Your objective: Extract each line containing the string "this".

Data shown:
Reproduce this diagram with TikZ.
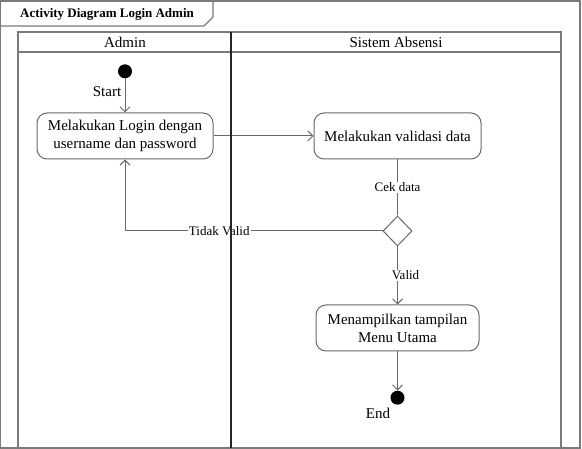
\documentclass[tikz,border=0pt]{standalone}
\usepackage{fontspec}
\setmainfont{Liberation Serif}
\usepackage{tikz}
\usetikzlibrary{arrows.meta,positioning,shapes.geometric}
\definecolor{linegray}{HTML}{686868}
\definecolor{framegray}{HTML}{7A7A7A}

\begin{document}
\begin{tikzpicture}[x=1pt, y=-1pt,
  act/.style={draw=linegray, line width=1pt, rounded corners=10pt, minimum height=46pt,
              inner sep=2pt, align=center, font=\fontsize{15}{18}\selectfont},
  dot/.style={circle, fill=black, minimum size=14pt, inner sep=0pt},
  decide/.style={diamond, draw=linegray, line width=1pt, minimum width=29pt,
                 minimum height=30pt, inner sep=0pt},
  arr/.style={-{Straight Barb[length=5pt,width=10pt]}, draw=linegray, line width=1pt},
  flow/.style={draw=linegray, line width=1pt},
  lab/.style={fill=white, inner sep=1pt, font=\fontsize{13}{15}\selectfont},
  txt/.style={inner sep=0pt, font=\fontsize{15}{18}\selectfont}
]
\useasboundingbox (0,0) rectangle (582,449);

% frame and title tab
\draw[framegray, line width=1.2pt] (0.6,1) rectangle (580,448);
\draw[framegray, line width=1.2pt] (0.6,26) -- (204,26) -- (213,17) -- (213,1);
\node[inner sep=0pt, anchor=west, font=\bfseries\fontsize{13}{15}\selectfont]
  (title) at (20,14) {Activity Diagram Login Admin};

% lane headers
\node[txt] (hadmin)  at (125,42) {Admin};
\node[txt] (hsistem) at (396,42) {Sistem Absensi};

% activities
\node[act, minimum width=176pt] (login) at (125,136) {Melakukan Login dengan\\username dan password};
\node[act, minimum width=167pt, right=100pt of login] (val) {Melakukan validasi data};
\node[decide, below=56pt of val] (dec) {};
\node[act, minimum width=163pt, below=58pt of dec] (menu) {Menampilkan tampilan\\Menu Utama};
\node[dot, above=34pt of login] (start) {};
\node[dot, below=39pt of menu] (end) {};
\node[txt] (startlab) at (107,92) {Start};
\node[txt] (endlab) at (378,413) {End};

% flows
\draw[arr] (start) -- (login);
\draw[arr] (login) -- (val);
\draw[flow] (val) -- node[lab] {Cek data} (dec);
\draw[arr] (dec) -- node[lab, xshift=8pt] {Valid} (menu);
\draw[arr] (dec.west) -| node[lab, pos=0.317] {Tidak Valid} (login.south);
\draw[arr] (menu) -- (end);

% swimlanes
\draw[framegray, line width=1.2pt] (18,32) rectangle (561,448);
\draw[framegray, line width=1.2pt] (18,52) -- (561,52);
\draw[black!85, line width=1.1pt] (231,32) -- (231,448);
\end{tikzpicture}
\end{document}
==
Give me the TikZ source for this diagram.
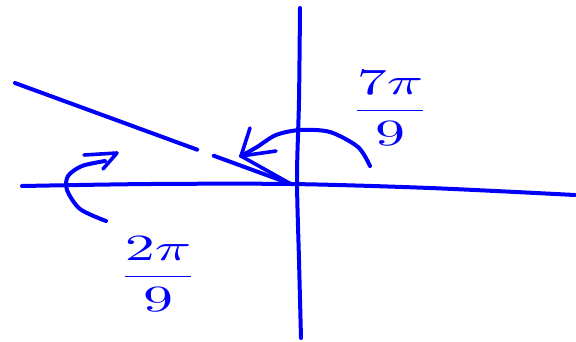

Finished exercise:
Reproduce this diagram with TikZ.
Give me the TikZ source for this diagram.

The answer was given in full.